▶ GOAL
Give the count of lines in the data that include the string "this", with no added remarks.

▶ ENTRIES SUPPLIED
--------------------------------------------------
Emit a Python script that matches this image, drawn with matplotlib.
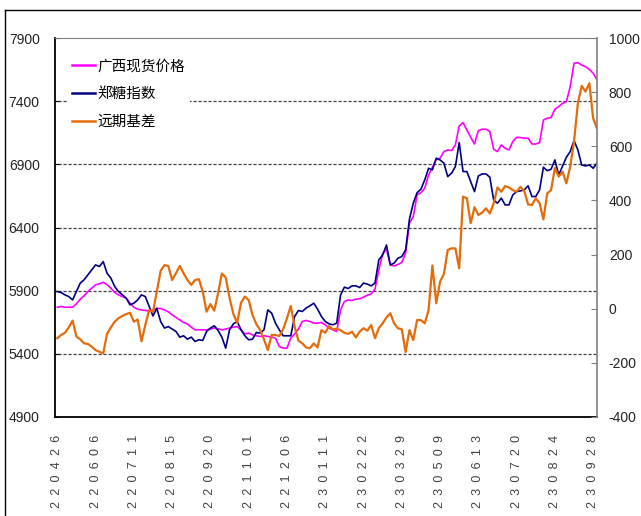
--------------------------------------------------
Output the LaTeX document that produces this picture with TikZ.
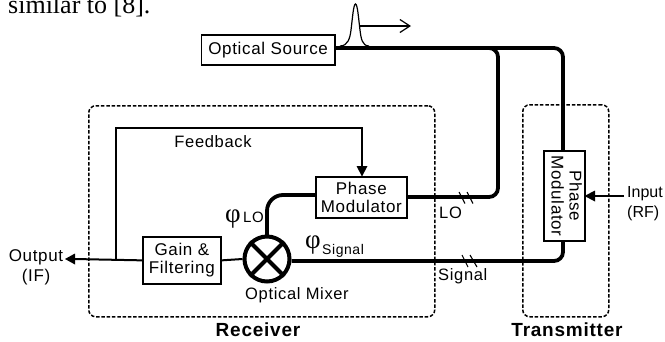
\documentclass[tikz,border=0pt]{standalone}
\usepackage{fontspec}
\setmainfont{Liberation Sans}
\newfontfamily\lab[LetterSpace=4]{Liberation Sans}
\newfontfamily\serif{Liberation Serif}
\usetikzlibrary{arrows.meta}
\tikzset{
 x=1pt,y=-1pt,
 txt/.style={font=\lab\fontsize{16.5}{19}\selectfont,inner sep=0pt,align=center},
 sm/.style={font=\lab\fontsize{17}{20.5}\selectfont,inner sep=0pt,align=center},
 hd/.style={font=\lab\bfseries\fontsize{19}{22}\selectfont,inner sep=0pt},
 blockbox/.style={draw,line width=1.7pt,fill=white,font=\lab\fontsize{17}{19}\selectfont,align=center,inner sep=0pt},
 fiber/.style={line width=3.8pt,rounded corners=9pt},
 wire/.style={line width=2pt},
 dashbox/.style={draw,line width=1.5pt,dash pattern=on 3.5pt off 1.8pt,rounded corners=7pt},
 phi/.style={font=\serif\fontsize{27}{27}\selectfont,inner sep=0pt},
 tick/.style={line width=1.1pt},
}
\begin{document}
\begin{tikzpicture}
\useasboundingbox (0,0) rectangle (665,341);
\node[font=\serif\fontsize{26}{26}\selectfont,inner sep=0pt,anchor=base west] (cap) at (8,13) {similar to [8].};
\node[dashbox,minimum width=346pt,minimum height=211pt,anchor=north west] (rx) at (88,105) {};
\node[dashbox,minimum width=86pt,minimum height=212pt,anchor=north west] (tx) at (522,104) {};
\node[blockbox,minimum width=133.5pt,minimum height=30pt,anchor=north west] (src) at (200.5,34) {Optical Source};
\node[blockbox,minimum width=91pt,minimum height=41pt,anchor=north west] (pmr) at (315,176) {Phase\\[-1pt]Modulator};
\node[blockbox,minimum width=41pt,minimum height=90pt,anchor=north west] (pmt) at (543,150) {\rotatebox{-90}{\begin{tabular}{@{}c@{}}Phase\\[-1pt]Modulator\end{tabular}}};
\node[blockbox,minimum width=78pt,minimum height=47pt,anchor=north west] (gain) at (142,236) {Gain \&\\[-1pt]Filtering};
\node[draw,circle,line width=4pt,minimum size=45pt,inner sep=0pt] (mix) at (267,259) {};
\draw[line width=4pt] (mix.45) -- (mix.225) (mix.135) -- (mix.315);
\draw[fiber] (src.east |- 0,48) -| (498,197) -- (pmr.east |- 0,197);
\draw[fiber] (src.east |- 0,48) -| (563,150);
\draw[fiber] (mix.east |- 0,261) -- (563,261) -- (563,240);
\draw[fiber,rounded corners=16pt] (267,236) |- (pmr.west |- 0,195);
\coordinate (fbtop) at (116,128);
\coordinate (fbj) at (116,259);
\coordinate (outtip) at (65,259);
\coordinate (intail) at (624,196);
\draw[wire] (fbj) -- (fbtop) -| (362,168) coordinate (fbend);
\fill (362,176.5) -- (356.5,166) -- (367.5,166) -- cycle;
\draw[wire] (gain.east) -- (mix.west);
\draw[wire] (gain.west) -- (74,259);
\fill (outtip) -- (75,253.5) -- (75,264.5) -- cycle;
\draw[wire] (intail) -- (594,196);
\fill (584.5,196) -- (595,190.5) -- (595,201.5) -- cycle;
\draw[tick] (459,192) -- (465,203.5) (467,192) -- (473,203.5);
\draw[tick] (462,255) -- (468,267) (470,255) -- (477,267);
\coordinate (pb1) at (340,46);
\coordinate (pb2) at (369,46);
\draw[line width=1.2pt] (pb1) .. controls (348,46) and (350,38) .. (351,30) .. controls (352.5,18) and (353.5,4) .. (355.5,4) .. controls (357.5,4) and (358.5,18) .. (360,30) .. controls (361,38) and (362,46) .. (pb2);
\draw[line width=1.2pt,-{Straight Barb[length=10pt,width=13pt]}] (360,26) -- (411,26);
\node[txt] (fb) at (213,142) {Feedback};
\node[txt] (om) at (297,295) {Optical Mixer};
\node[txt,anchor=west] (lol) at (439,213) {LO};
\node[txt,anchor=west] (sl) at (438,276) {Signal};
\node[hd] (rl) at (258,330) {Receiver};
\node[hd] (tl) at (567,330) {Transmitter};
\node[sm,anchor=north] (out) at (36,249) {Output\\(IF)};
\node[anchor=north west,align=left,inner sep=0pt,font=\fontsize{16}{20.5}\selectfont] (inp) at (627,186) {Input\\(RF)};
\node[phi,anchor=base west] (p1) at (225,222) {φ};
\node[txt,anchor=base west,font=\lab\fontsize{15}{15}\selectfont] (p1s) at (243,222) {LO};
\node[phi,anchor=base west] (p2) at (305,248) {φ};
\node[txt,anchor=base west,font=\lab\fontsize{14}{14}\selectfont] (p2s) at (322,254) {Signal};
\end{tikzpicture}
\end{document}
--------------------------------------------------
▶ OUTPUT OF THE EXERCISE
2